By THE ASSOCIATED PRESS
February 24, 2004

JERUSALEM (AP) -- Israeli Prime Minister Ariel Sharon decided Tuesday that a whistleblower who spilled Israel's nuclear secrets will not be re-arrested after his release from prison but will be kept under supervision, a government statement said.

Mordechai Vanunu, a former nuclear technician, was sentenced to 18 years in prison for espionage after giving dozens of pictures and a description of what he said were nuclear weapons from Israel's top-secret Dimona reactor to London's Sunday Times in 1986. He is due to be released in April.

Israeli officials are concerned that Vanunu could disclose further secrets after his release, and some have been looking at ways to silence him.
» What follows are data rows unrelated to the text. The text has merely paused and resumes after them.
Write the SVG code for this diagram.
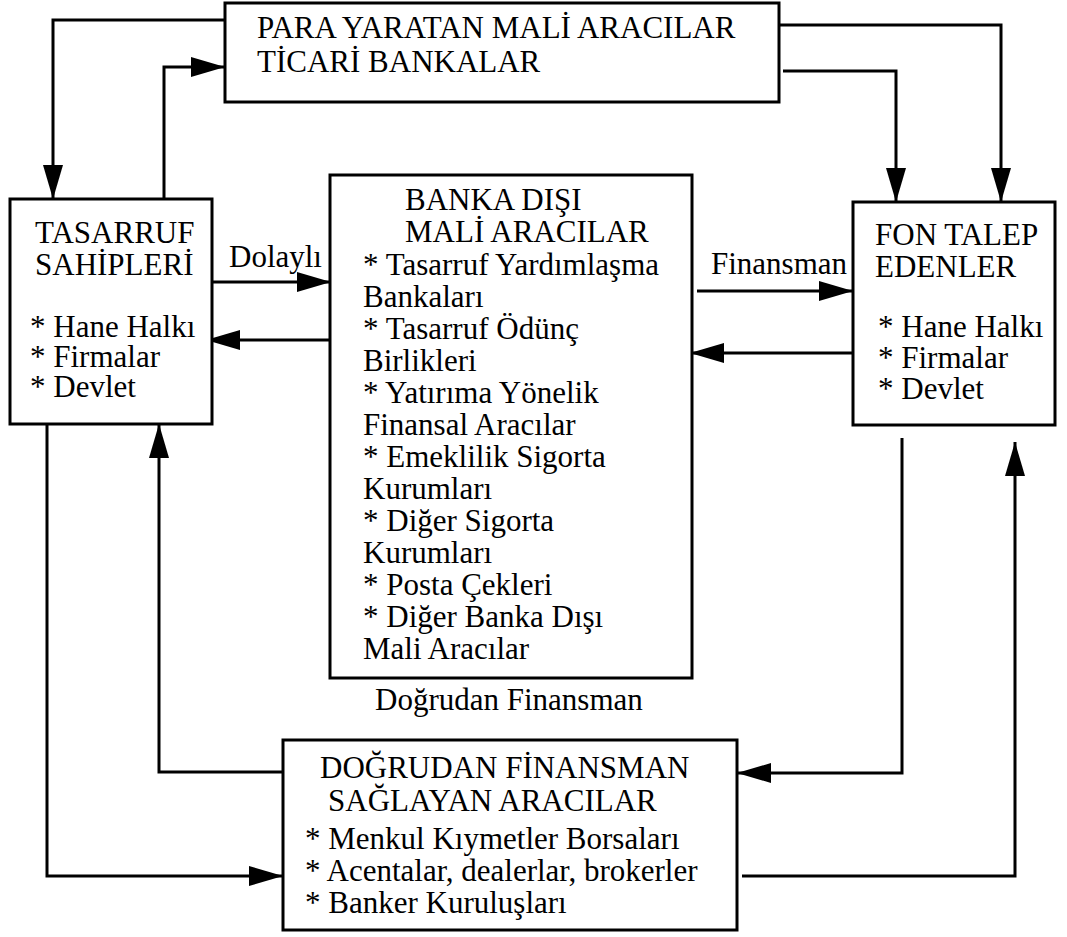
<svg xmlns="http://www.w3.org/2000/svg" width="1067" height="937" viewBox="0 0 1067 937" font-family="'Liberation Serif', 'DejaVu Serif', serif">
  <style>
    text { font-family: "Liberation Serif", "DejaVu Serif", serif; font-size: 31px; fill: #000; }
    .box { fill: #fff; stroke: #000; stroke-width: 3; }
    .conn { fill: none; stroke: #000; stroke-width: 3; stroke-linejoin: miter; }
    .arr { marker-end: url(#ah); }
  </style>
  <defs>
    <marker id="ah" markerUnits="userSpaceOnUse" markerWidth="36" markerHeight="20" refX="34" refY="10" orient="auto">
      <path d="M0,0 L34,10 L0,20 z" fill="#000"/>
    </marker>
  </defs>
  <rect width="1067" height="937" fill="#fff"/>

  <g id="connectors">
    <path class="conn arr" d="M225,20 H53 V199"/>
    <path class="conn arr" d="M164,199 V67 H225"/>
    <path class="conn arr" d="M779,25 H1001 V202"/>
    <path class="conn arr" d="M783,71 H896 V202"/>
    <path class="conn arr" d="M212,282 H331"/>
    <path class="conn arr" d="M330,340 H206"/>
    <path class="conn arr" d="M697,291 H853"/>
    <path class="conn arr" d="M853,353 H690"/>
    <path class="conn arr" d="M47,424 V876 H283"/>
    <path class="conn arr" d="M283,772 H159 V424"/>
    <path class="conn arr" d="M902,438 V773 H737"/>
    <path class="conn arr" d="M742,876 H1015 V442"/>
  </g>

  <g id="node-para">
    <rect class="box" x="225" y="3" width="554" height="99"/>
    <text x="257" y="38">PARA YARATAN MALİ ARACILAR</text>
    <text x="257" y="72">TİCARİ BANKALAR</text>
  </g>

  <g id="node-tasarruf">
    <rect class="box" x="10" y="199" width="202" height="225"/>
    <text x="35" y="243">TASARRUF</text>
    <text x="35" y="275">SAHİPLERİ</text>
    <text x="30" y="337">* Hane Halkı</text>
    <text x="30" y="367">* Firmalar</text>
    <text x="30" y="397">* Devlet</text>
  </g>

  <g id="node-banka">
    <rect class="box" x="330" y="175" width="362" height="503"/>
    <text x="405" y="210">BANKA DIŞI</text>
    <text x="405" y="242">MALİ ARACILAR</text>
    <text x="363" y="275">* Tasarruf Yardımlaşma</text>
    <text x="363" y="307">Bankaları</text>
    <text x="363" y="339">* Tasarruf Ödünç</text>
    <text x="363" y="371">Birlikleri</text>
    <text x="363" y="403">* Yatırıma Yönelik</text>
    <text x="363" y="435">Finansal Aracılar</text>
    <text x="363" y="467">* Emeklilik Sigorta</text>
    <text x="363" y="499">Kurumları</text>
    <text x="363" y="531">* Diğer Sigorta</text>
    <text x="363" y="563">Kurumları</text>
    <text x="363" y="595">* Posta Çekleri</text>
    <text x="363" y="627">* Diğer Banka Dışı</text>
    <text x="363" y="659">Mali Aracılar</text>
  </g>

  <g id="node-fon">
    <rect class="box" x="853" y="202" width="202" height="223"/>
    <text x="875" y="245">FON TALEP</text>
    <text x="875" y="277">EDENLER</text>
    <text x="878" y="337">* Hane Halkı</text>
    <text x="878" y="368">* Firmalar</text>
    <text x="878" y="399">* Devlet</text>
  </g>

  <g id="node-dogrudan">
    <rect class="box" x="283" y="740" width="454" height="190"/>
    <text x="320" y="778">DOĞRUDAN FİNANSMAN</text>
    <text x="328" y="811">SAĞLAYAN ARACILAR</text>
    <text x="305" y="849">* Menkul Kıymetler Borsaları</text>
    <text x="305" y="881">* Acentalar, dealerlar, brokerler</text>
    <text x="305" y="913">* Banker Kuruluşları</text>
  </g>

  <g id="labels">
    <text x="229" y="267">Dolaylı</text>
    <text x="711" y="274">Finansman</text>
    <text x="375" y="710">Doğrudan Finansman</text>
  </g>
</svg>
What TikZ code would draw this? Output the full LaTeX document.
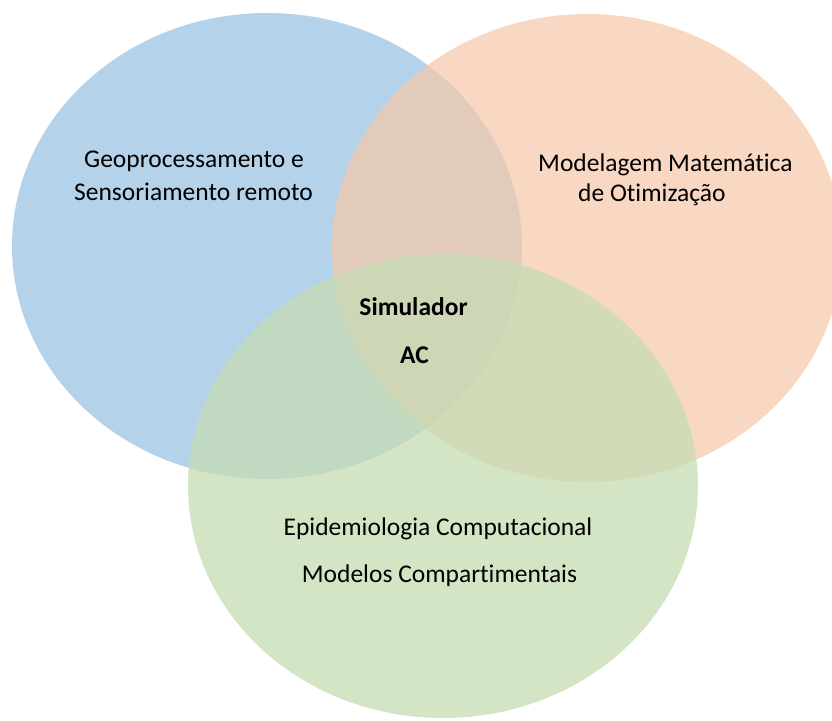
\documentclass[tikz,border=0pt]{standalone}
\usepackage{fontspec}
\setmainfont{Carlito}[Ligatures=NoCommon]
\usepackage{tikz}
\usetikzlibrary{positioning}

\definecolor{setblue}{RGB}{181,210,235}
\definecolor{setorange}{RGB}{245,201,170}
\definecolor{setgreen}{RGB}{198,220,179}

\tikzset{
  lbl/.style={font=\fontsize{25.5}{30}\selectfont, inner sep=0pt, anchor=base},
  lblbold/.style={lbl, font=\fontsize{25.5}{30}\selectfont\bfseries}
}

\begin{document}
\begin{tikzpicture}[x=1pt, y=-1pt]
  \useasboundingbox (0,0) rectangle (832,720);
  \clip (0,0) rectangle (832,720);
  \foreach \cx/\cy/\ry/\col/\op in {267/246/233/setblue/1, 587/248/234/setorange/0.72, 443/486/232/setgreen/0.75} {
    \fill[\col, fill opacity=\op] (\cx,\cy) ellipse [x radius=255pt, y radius=\ry pt];
  }
  \node[lbl] (geoA) at (194,167) {Geoprocessamento e};
  \node[lbl] (geoB) at (193.5,200) {Sensoriamento remoto};
  \node[lbl, anchor=base west] (modA) at (538,171) {Modelagem Matemática};
  \node[lbl, anchor=base west] (modB) at (578,201) {de Otimização};
  \node[lblbold] (simA) at (413.5,315) {Simulador};
  \node[lblbold] (simB) at (414.5,363) {AC};
  \node[lbl] (epiA) at (438,535) {Epidemiologia Computacional};
  \node[lbl] (epiB) at (439.5,582) {Modelos Compartimentais};
\end{tikzpicture}
\end{document}
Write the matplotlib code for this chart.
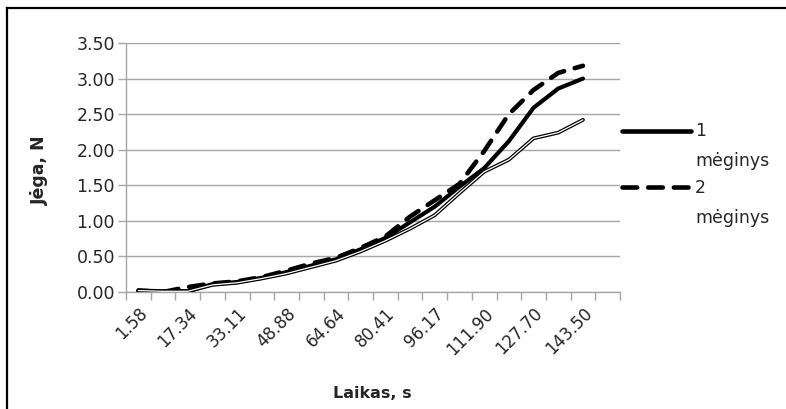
import numpy as np
import matplotlib
matplotlib.use("Agg")
from matplotlib import pyplot as plt
from matplotlib.lines import Line2D

plt.rcParams['font.family'] = ['DejaVu Sans']

# time categories (s); the last one has no readings
laikas = ['1.58', '9.46', '17.34', '25.23', '33.11', '40.99', '48.88', '56.76',
          '64.64', '72.52', '80.41', '88.29', '96.17', '104.05', '111.90',
          '119.80', '127.70', '135.60', '143.50', '151.40']

# force readings, N
meginys1 = [0.02, 0.01, 0.01, 0.11, 0.14, 0.20, 0.28, 0.37, 0.46, 0.60,
            0.76, 0.98, 1.20, 1.48, 1.74, 2.12, 2.59, 2.86, 3.00]
meginys2 = [0.02, 0.00, 0.07, 0.12, 0.15, 0.21, 0.30, 0.40, 0.48, 0.62,
            0.78, 1.06, 1.29, 1.52, 1.98, 2.50, 2.84, 3.08, 3.18]
meginys3 = [0.02, 0.01, 0.01, 0.10, 0.13, 0.19, 0.26, 0.35, 0.44, 0.57,
            0.72, 0.89, 1.08, 1.39, 1.69, 1.86, 2.16, 2.24, 2.42]

grid_col = '#a6a6a6'
txt_col = '#262626'

fig = plt.figure(figsize=(7.86, 4.09), dpi=100)
ax = fig.add_axes([126/786, 1-292/409, 494/786, 249/409])

x = np.arange(len(meginys1))
ax.plot(x, meginys1, color='black', lw=3.0, solid_capstyle='round',
        solid_joinstyle='round', zorder=3)
ax.plot(x, meginys2, color='black', lw=3.3, linestyle=(0, (3.2, 2.4)),
        dash_capstyle='round', zorder=3)
# double (compound) line for the third sample
ax.plot(x, meginys3, color='black', lw=2.7, solid_capstyle='round',
        solid_joinstyle='round', zorder=4)
ax.plot(x, meginys3, color='white', lw=0.9, solid_capstyle='round',
        solid_joinstyle='round', zorder=5)

ax.set_xlim(-0.5, len(laikas) - 0.5)
ax.set_ylim(0, 3.5)
ax.set_yticks(np.arange(0, 3.51, 0.5))
ax.set_yticklabels(['%.2f' % v for v in np.arange(0, 3.51, 0.5)], fontsize=12.5,
                   color=txt_col)
ax.yaxis.grid(True, color=grid_col, lw=1.0)
ax.set_axisbelow(True)
ax.tick_params(axis='y', length=6, color=grid_col, width=1.0, pad=2)

ax.set_xticks(np.arange(-0.5, len(laikas)), minor=True)
ax.set_xticks(np.arange(0, len(laikas), 2))
ax.set_xticklabels(laikas[::2], rotation=45, ha='right', rotation_mode='anchor',
                   fontsize=12, color=txt_col)
ax.tick_params(axis='x', which='major', length=0, pad=9)
ax.tick_params(axis='x', which='minor', length=6, color=grid_col, width=1.0)

for side in ['top', 'right']:
    ax.spines[side].set_visible(False)
for side in ['left', 'bottom']:
    ax.spines[side].set_color(grid_col)
    ax.spines[side].set_linewidth(1.0)

fig.text(40/786, 1-170/409, 'Jėga, N', rotation=90, ha='center', va='center',
         fontsize=12.5, fontweight='bold', color=txt_col)
fig.text(372/786, 1-393/409, 'Laikas, s', ha='center', va='center',
         fontsize=11.5, fontweight='bold', color=txt_col)

# legend drawn by hand: line, number, wrapped word
def legend_entry(y, style, num):
    fig.add_artist(Line2D([622/786, 691/786], [1-y/409, 1-y/409], color='black',
                          lw=3.3, linestyle=style, solid_capstyle='round',
                          dash_capstyle='round'))
    fig.text(695/786, 1-(y+1)/409, num, ha='left', va='center', fontsize=12.5,
             color=txt_col)
    fig.text(695/786, 1-(y+31)/409, 'mėginys', ha='left', va='center',
             fontsize=12.5, color=txt_col)

legend_entry(130.5, '-', '1')
legend_entry(187, (0, (3.2, 2.4)), '2')

# outer frame (left and top edges)
fig.add_artist(Line2D([7/786, 7/786], [0, 1-8/409], color='black', lw=1.6))
fig.add_artist(Line2D([7/786, 1], [1-8/409, 1-8/409], color='black', lw=1.6))

fig.savefig('out.png', dpi=100)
Proposals include keeping him under administrative detention, barring him from traveling overseas and preventing him from appearing in public.

In a meeting with the defense and justice ministers and other officials, Sharon decided that the Vanunu needs to be kept under supervision to prevent him from ``committing further security offenses,'' the statement said, without giving details.

Israel's official policy about nuclear weapons is purposely ambiguous. Officials say only that Israel will not be the first to introduce them into the Middle East.

But based on Vanunu's pictures, experts concluded Israel had the world's sixth-largest stockpile of nuclear weapons. The CIA estimated more recently that Israel has between 200 and 400 nuclear weapons.

Since his arrest, Vanunu has become the poster figure for critics of Israel's nuclear program.

He has been repeatedly nominated for the Nobel Peace Prize, and an American couple adopted him in the mistaken belief that this would entitle him to U.S. citizenship and hasten his release.